Thursday, July 11, 2019

Shady Lakes Still the Place to Fish in Albuquerque

One of the bass ponds at Shady Lakes where plenty of largemouth bass lurk under the lily pads.
Shady Lakes in Albuquerque’s north valley is still a great place for kids to learn to fish or for more experienced anglers to stalk bass.

The private ponds offer largemouth bass, bluegill and trout fishing under the shade of mature cottonwood trees and in the shadow of the nearby Sandia Mountains

The scenic setting is made all that more eye pleasing this time of year by the abundance of colorful blooms dotting the water lilies blanketing the bass ponds.

The Phillips family has been operating the fishing preserve since 1952 when former Albuquerque advertising salesman, Jim Phillips, bought the former bait fish farm and converted it to a private fishing park.

Ron Joseph "RJ" Annichiarico, 67, of Rio Rancho shows off a nice largemouth bass he was caught while fishing at Shady Lakes. 
Guests do not need a state issued license to fish at Shady Lakes. Anglers pay $11.95 a day for catch and release bass fishing while angling for trout costs $8.95 for adults and $6.95 for children under the age of 12. All trout caught must be kept at a cost of .75 cents per inch.

The park is open Wednesday through Sunday from 6 a.m. to 6 p.m. for the season from spring through fall.

Jill Mikles, 66, took over management of the park from her sister Jan who left several years ago following a long stint at the helm. The park continues to operate while remaining available for sale with an asking price of $2.5 million.

Mikles said the fishing ponds will receive a fresh supply of young bass this summer along with a
large quantity of panhead minnows that they prey upon. Trout are re-supplied as needed on an ongoing basis.

During a recent visit a grandmother could be seen helping a passel of kids bait up their hooks and providing sage angling advice. 

Kids have been learning to fish at Shady Lakes for generations.
Other anglers waited in the shade of the overhanging trees for a bite from one of the largemouth bass lurking under the lily pads.

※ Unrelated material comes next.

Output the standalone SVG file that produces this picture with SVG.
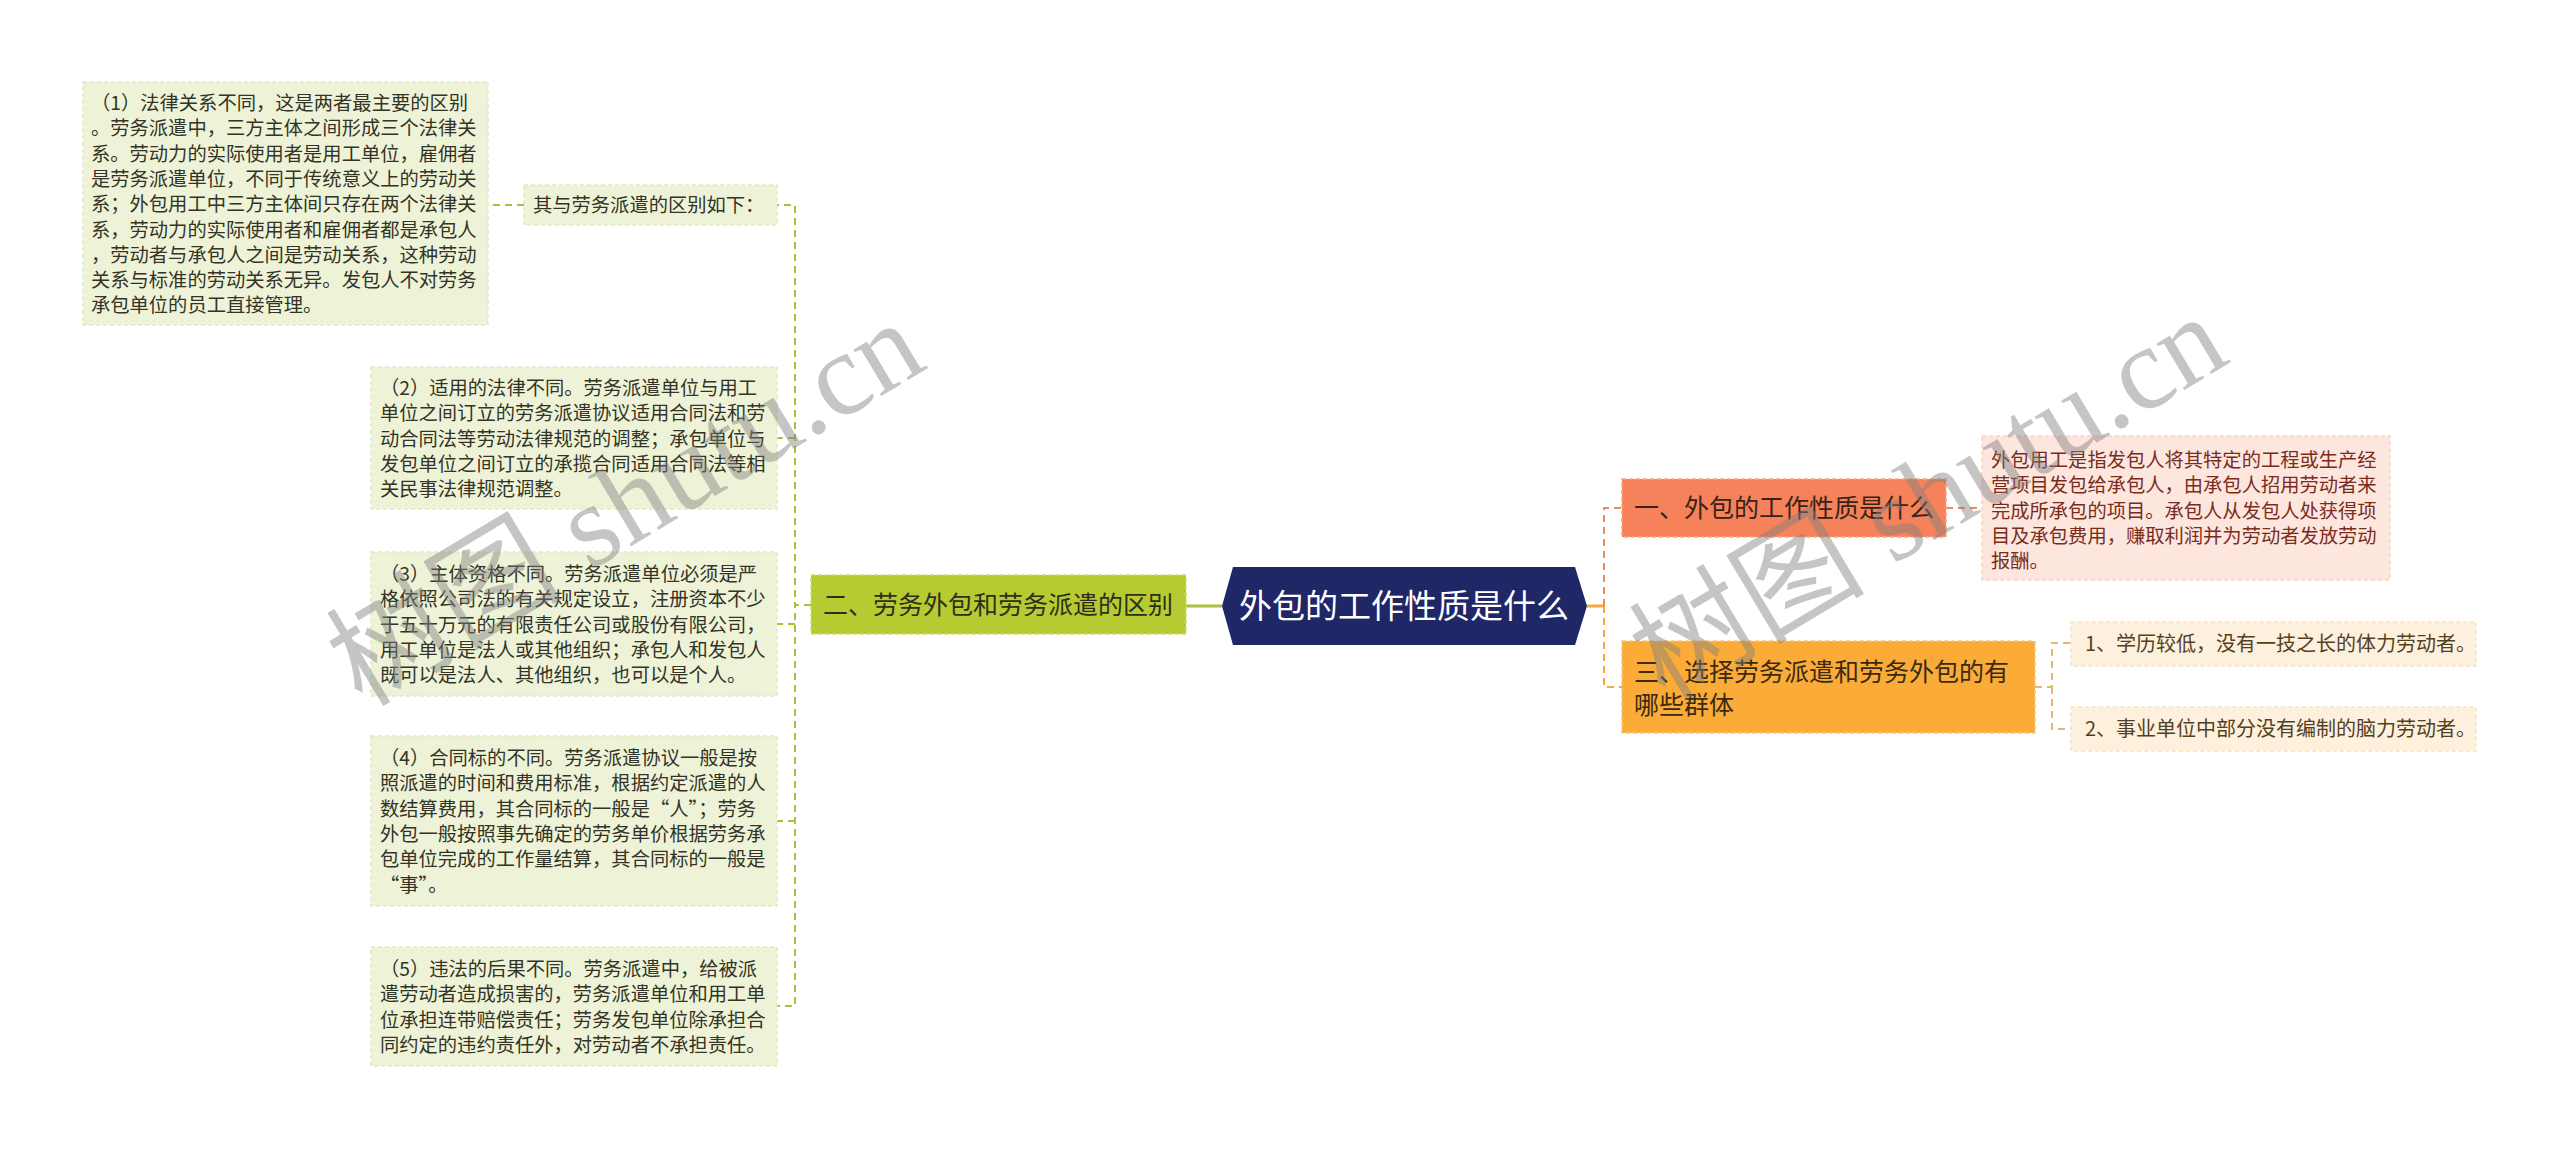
<svg xmlns="http://www.w3.org/2000/svg" width="2560" height="1150" viewBox="0 0 2560 1150">
<style>
text{font-family:"Noto Sans CJK SC","Liberation Sans",sans-serif;}
.lt{font-size:19.3px;fill:#333326;}
.lb{fill:#eef3d8;stroke:#e2e8c4;stroke-width:1.5;stroke-dasharray:4 3;}
.gl{fill:none;stroke:#a8c03a;stroke-width:2;stroke-dasharray:7 5;}
.ol{fill:none;stroke:#ec8a5c;stroke-width:2;stroke-dasharray:7 5;}
.yl{fill:none;stroke:#f3a93e;stroke-width:2;stroke-dasharray:7 5;}
.il{fill:none;stroke:#e6b474;stroke-width:2;stroke-dasharray:7 5;}
.wm{font-family:"Liberation Serif","Noto Sans CJK SC",serif;font-size:118px;fill:#808080;opacity:0.45;}
</style>
<rect width="2560" height="1150" fill="#ffffff"/>

<g id="connectors">
<path class="gl" d="M811,605 H795 V205 H777"/>
<path class="gl" d="M795,438 H777"/>
<path class="gl" d="M795,624 H777"/>
<path class="gl" d="M795,821 H777"/>
<path class="gl" d="M811,605 H795 V1006 H777"/>
<path class="gl" d="M524,205 H488"/>
<path d="M1186,606 H1222" stroke="#a8c03a" stroke-width="3" fill="none"/>
<path d="M1587,606 H1604" stroke="#f3a93e" stroke-width="3" fill="none"/>
<path class="ol" d="M1604,606 V508 H1622"/>
<path class="yl" d="M1604,606 V687 H1622"/>
<path class="ol" d="M1946,508 H1982"/>
<path class="il" d="M2035,687 H2052 V643 H2071"/>
<path class="il" d="M2052,687 V729 H2071"/>
</g>

<g id="center">
<polygon points="1222,606 1233,567 1575,567 1587,606 1575,645 1233,645" fill="#1f2767"/>
<text x="1404" y="618" font-size="33" fill="#ffffff" text-anchor="middle">外包的工作性质是什么</text>
</g>

<g id="branch2">
<rect x="811" y="575" width="375" height="59" fill="#b6ca31" stroke="#cfdc6e" stroke-width="1.5" stroke-dasharray="4 3"/>
<text x="823" y="614" font-size="25" fill="#2e2e1a">二、劳务外包和劳务派遣的区别</text>
</g>

<g id="intro">
<rect x="524" y="185" width="253" height="40" class="lb"/>
<text x="533" y="212" class="lt">其与劳务派遣的区别如下：</text>
</g>

<g id="item1">
<rect x="83" y="82" width="405" height="243" class="lb"/>
<text class="lt" x="91" y="110">
<tspan x="91">（1）法律关系不同，这是两者最主要的区别</tspan>
<tspan x="91" dy="25.3">。劳务派遣中，三方主体之间形成三个法律关</tspan>
<tspan x="91" dy="25.3">系。劳动力的实际使用者是用工单位，雇佣者</tspan>
<tspan x="91" dy="25.3">是劳务派遣单位，不同于传统意义上的劳动关</tspan>
<tspan x="91" dy="25.3">系；外包用工中三方主体间只存在两个法律关</tspan>
<tspan x="91" dy="25.3">系，劳动力的实际使用者和雇佣者都是承包人</tspan>
<tspan x="91" dy="25.3">，劳动者与承包人之间是劳动关系，这种劳动</tspan>
<tspan x="91" dy="25.3">关系与标准的劳动关系无异。发包人不对劳务</tspan>
<tspan x="91" dy="25.3">承包单位的员工直接管理。</tspan>
</text>
</g>

<g id="item2">
<rect x="371" y="367" width="406" height="142" class="lb"/>
<text class="lt" x="380" y="395">
<tspan x="380">（2）适用的法律不同。劳务派遣单位与用工</tspan>
<tspan x="380" dy="25.3">单位之间订立的劳务派遣协议适用合同法和劳</tspan>
<tspan x="380" dy="25.3">动合同法等劳动法律规范的调整；承包单位与</tspan>
<tspan x="380" dy="25.3">发包单位之间订立的承揽合同适用合同法等相</tspan>
<tspan x="380" dy="25.3">关民事法律规范调整。</tspan>
</text>
</g>

<g id="item3">
<rect x="371" y="552" width="406" height="144" class="lb"/>
<text class="lt" x="380" y="581">
<tspan x="380">（3）主体资格不同。劳务派遣单位必须是严</tspan>
<tspan x="380" dy="25.3">格依照公司法的有关规定设立，注册资本不少</tspan>
<tspan x="380" dy="25.3">于五十万元的有限责任公司或股份有限公司，</tspan>
<tspan x="380" dy="25.3">用工单位是法人或其他组织；承包人和发包人</tspan>
<tspan x="380" dy="25.3">既可以是法人、其他组织，也可以是个人。</tspan>
</text>
</g>

<g id="item4">
<rect x="371" y="736" width="406" height="170" class="lb"/>
<text class="lt" x="380" y="765">
<tspan x="380">（4）合同标的不同。劳务派遣协议一般是按</tspan>
<tspan x="380" dy="25.3">照派遣的时间和费用标准，根据约定派遣的人</tspan>
<tspan x="380" dy="25.3">数结算费用，其合同标的一般是“人”；劳务</tspan>
<tspan x="380" dy="25.3">外包一般按照事先确定的劳务单价根据劳务承</tspan>
<tspan x="380" dy="25.3">包单位完成的工作量结算，其合同标的一般是</tspan>
<tspan x="380" dy="25.3">“事”。</tspan>
</text>
</g>

<g id="item5">
<rect x="371" y="947" width="406" height="119" class="lb"/>
<text class="lt" x="380" y="976">
<tspan x="380">（5）违法的后果不同。劳务派遣中，给被派</tspan>
<tspan x="380" dy="25.3">遣劳动者造成损害的，劳务派遣单位和用工单</tspan>
<tspan x="380" dy="25.3">位承担连带赔偿责任；劳务发包单位除承担合</tspan>
<tspan x="380" dy="25.3">同约定的违约责任外，对劳动者不承担责任。</tspan>
</text>
</g>

<g id="branch1">
<rect x="1622" y="479" width="324" height="58" fill="#f5825a" stroke="#f8a482" stroke-width="1.5" stroke-dasharray="4 3"/>
<text x="1634" y="517" font-size="25" fill="#3a2216">一、外包的工作性质是什么</text>
</g>

<g id="desc">
<rect x="1982" y="436" width="408" height="144" fill="#fde6de" stroke="#f8d4c6" stroke-width="1.5" stroke-dasharray="4 3"/>
<text x="1991" y="467" font-size="19.3" fill="#7a2c1c">
<tspan x="1991">外包用工是指发包人将其特定的工程或生产经</tspan>
<tspan x="1991" dy="25.3">营项目发包给承包人，由承包人招用劳动者来</tspan>
<tspan x="1991" dy="25.3">完成所承包的项目。承包人从发包人处获得项</tspan>
<tspan x="1991" dy="25.3">目及承包费用，赚取利润并为劳动者发放劳动</tspan>
<tspan x="1991" dy="25.3">报酬。</tspan>
</text>
</g>

<g id="branch3">
<rect x="1622" y="641" width="413" height="92" fill="#fbab38" stroke="#f8c878" stroke-width="1.5" stroke-dasharray="4 3"/>
<text x="1634" y="681" font-size="25" fill="#3a2a10">
<tspan x="1634">三、选择劳务派遣和劳务外包的有</tspan>
<tspan x="1634" dy="33">哪些群体</tspan>
</text>
</g>

<g id="group1">
<rect x="2071" y="622" width="405" height="44" fill="#fdf0dc" stroke="#f6e4c6" stroke-width="1.5" stroke-dasharray="4 3"/>
<text x="2085" y="651" font-size="20" fill="#54401f">1、学历较低，没有一技之长的体力劳动者。</text>
</g>

<g id="group2">
<rect x="2071" y="707" width="405" height="44" fill="#fdf0dc" stroke="#f6e4c6" stroke-width="1.5" stroke-dasharray="4 3"/>
<text x="2085" y="736" font-size="20" fill="#54401f">2、事业单位中部分没有编制的脑力劳动者。</text>
</g>

<g id="watermark">
<text class="wm" transform="translate(362,708) rotate(-31)">树图 shutu.cn</text>
<text class="wm" transform="translate(1665,702) rotate(-31)">树图 shutu.cn</text>
</g>
</svg>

Still others lounged in camp chairs enjoying a cold drink while watching the ever-present groups of children playing around the park.

After more than fifty years Shady Lakes is still one of the Albuquerque area’s best family friendly, outdoor recreational destinations that should be enjoyed while it still exists.


Shady Lakes is at 11033 Hwy 313 NW just across the road from the Sandia Pueblo Roadrunner train station near the  roundabout at the intersection of Second and Fourth Streets and Roy Ave.